WASHINGTON -- This was to be the year that the balanced budget amendment -- under active consideration since the early 1980s -- would finally be approved by Congress.
Given plenty of co-sponsors, a growing sense that Washington should balance its books, and a commitment from legislative leaders to let the issue come to the Senate floor next week, prospects for passage appeared good.
And at first blush, it might even have seemed that Sen. Robert C. Byrd, arch-foe of the proposed balanced budget amendment to the Constitution, was being unusually sporting about the matter. The powerful Appropriations Committee chairman from West Virginia has scheduled four days of high-profile hearings on the issue this week.
But as usual, the wily West Virginian, who worries about the damage the amendment could cause to Congress, had something else up his sleeve.
A closer look at the agenda reveals that today's opening session and the two days of hearings that follow are devoted entirely to opponents. Only a couple of hours Friday morning have been set aside as an afterthought for Illinois Democrat Paul Simon and other supporters of the book-balancing scheme that Mr. Byrd finds so offensive.
Mr. Simon, chairman of the Judiciary Committee subcommittee that has already approved the bill, is firing back. He has scheduled three days of simultaneous, rival hearings also beginning today. These will feature only backers of the proposed amendment. Debate on the Senate floor is scheduled to begin next week.
Even before the first sound bite is recorded in this public relations battle, though, the betting on Capitol Hill is that Mr. Simon has been outfoxed.
On his side, Mr. Simon has 55 co-sponsors, polls showing strong public support for the proposed amendment, and chagrin among his colleagues over their own repeated failures to practice restraint. Even with the toughest spending limits now in place, the federal budget for the coming year will be $180 billion in the red.
Requiring that the government spend no more than it takes in is a tough concept to quarrel with in this atmosphere. As of yesterday, Mr. Simon was estimated to be within three to five votes of the 67 needed for Senate approval.
"I believe that the overwhelming body of evidence suggests that without a constitutional amendment, we will not face the difficult political decisions that must be made, and the nation's economic future will be in peril," Mr. Simon contends.
With the House of Representatives believed to be even more sympathetic to the notion that the Senate, the amendment had appeared to have a good chance for passage.
It's not a fair fight, though, because on the other side is Mr. Byrd, the Senate's most senior Democrat, channeling all his vast resources into a cause that is for him just short of a constitutional holy war.
He calls it the most potentially damaging amendment ever proposed. He notes that the balance would come from balancing spending against unreliable estimates of income. He argues that the three-fifths vote that would be required to spend in excess of the limit is a formula for the worst sort of legislative extortion -- with lawmakers able to hold one another's proposals up for the highest ransom. In the end, he warns, a deadlocked Congress would have to surrender its power of the purse to the president or to the courts.

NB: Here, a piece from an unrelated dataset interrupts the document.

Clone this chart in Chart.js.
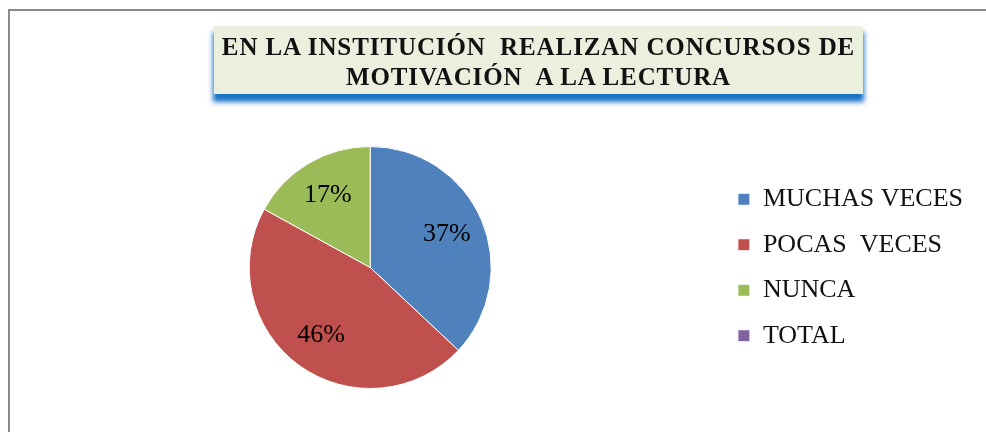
<!DOCTYPE html>
<html>
<head>
<meta charset="utf-8">
<script src="https://cdn.jsdelivr.net/npm/chart.js@4.4.0/dist/chart.umd.min.js"></script>
<style>
  html, body { margin: 0; padding: 0; background: #fff; overflow: hidden; }
  #wrap { position: relative; width: 986px; height: 432px; overflow: hidden; }
  #title {
    position: absolute; left: 214px; top: 26px; width: 649px; height: 68px;
    background: #ebf0de;
    box-shadow: 0 7px 5px 1px rgba(0, 100, 190, 0.9);
    font-family: 'Liberation Serif', 'Times New Roman', serif;
    font-weight: bold; font-size: 25px; line-height: 30px; letter-spacing: 0.9px;
    text-align: center; white-space: pre; color: #111;
    box-sizing: border-box; padding-top: 6px;
  }
  #chart { position: absolute; left: 0; top: 0; }
</style>
</head>
<body>
<div id="wrap">
  <canvas id="chart" width="986" height="432"></canvas>
  <div id="title">EN LA INSTITUCIÓN  REALIZAN CONCURSOS DE
MOTIVACIÓN  A LA LECTURA</div>
</div>
<script>
// chart data
const categories = ['MUCHAS VECES', 'POCAS  VECES', 'NUNCA', 'TOTAL'];
const percentValues = [37, 46, 17, 0];
const sliceColors = ['#4f81bd', '#c0504d', '#9bbb59', '#8064a2'];

// gray frame round the chart (left and top edges only are in view)
const frameLines = {
  id: 'frameLines',
  beforeDraw(chart) {
    const ctx = chart.ctx;
    ctx.save();
    ctx.fillStyle = '#8a8a8a';
    ctx.fillRect(8, 9, 2, chart.height);
    ctx.fillRect(8, 9, chart.width, 2);
    ctx.restore();
  }
};

// percent labels inside the slices
const sliceLabels = {
  id: 'sliceLabels',
  afterDatasetsDraw(chart) {
    const ctx = chart.ctx;
    const meta = chart.getDatasetMeta(0);
    ctx.save();
    ctx.font = '26px "Liberation Serif", "Times New Roman", serif';
    ctx.fillStyle = '#000';
    ctx.textAlign = 'center';
    ctx.textBaseline = 'middle';
    meta.data.forEach((arc, i) => {
      const v = percentValues[i];
      if (!v) return;
      const p = arc.getProps(['x', 'y', 'startAngle', 'endAngle', 'outerRadius']);
      const mid = (p.startAngle + p.endAngle) / 2;
      const r = p.outerRadius * 0.69;
      ctx.fillText(v + '%', p.x + Math.cos(mid) * r, p.y + Math.sin(mid) * r);
    });
    ctx.restore();
  }
};

new Chart(document.getElementById('chart'), {
  type: 'pie',
  data: {
    labels: categories,
    datasets: [{
      data: percentValues,
      backgroundColor: sliceColors,
      borderColor: '#ffffff',
      borderWidth: 1
    }]
  },
  options: {
    responsive: false,
    animation: false,
    layout: { padding: { top: 146, bottom: 43, left: 22, right: 13 } },
    plugins: {
      tooltip: { enabled: false },
      legend: {
        position: 'right',
        labels: {
          boxWidth: 12,
          boxHeight: 12,
          padding: 19.5,
          color: '#111',
          font: { family: '"Liberation Serif", "Times New Roman", serif', size: 26 }
        }
      }
    }
  },
  plugins: [frameLines, sliceLabels]
});
</script>
</body>
</html>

"I support a balanced budget, and I want to lower the federal deficits," Mr. Byrd told his Senate colleagues last year in one of a series of lengthy floor speeches on the issue. "But the answer must not be to perform a lobotomy on our nation's most sacred principles of checks and balances and separation of powers . . . simply because we are frustrated."
Even if the amendment were approved by Congress this year, it would have to be ratified by at least 35 states and could not take effect until the year 2001 at the earliest.
That makes it an easier yes vote for some of Mr. Byrd's colleagues, but he calls it a "cop-out," a vote to delay making the tough decisions about cutting spending or raising taxes that are the only way to actually balance the budget.
So, the senator from West Virginia has decided to inject a little "reality" into the debate by pointing out, particularly to his colleagues on the Appropriations Committee, just how the balanced budget amendment would affect their pet needs.
At issue now is whether Mr. Byrd's particular form of persuasion will be successful in keeping enough senators in check to deny Mr. Simon his 67-vote total.
The West Virginian is not working alone. The Clinton White House has joined in full force, with a lobbying effort led behind the scenes by Robert E. Rubin, the president's chief economic adviser.
The California earthquake and last year's other disasters may prove the most persuasive lobbyists, however. An $8 billion emergency aid measure for California was held up for days last week as deficit hawks in both the House and Senate tried to talk their colleagues into making spending cuts elsewhere to pay for the clean-up expenses.
"Even though that failed, I think it sent a message to a lot of senators about what could happen if they had to get 60 votes every time there is an emergency," said Martin Corry, a lobbyist for the American Association for Retired People, which opposes the amendment.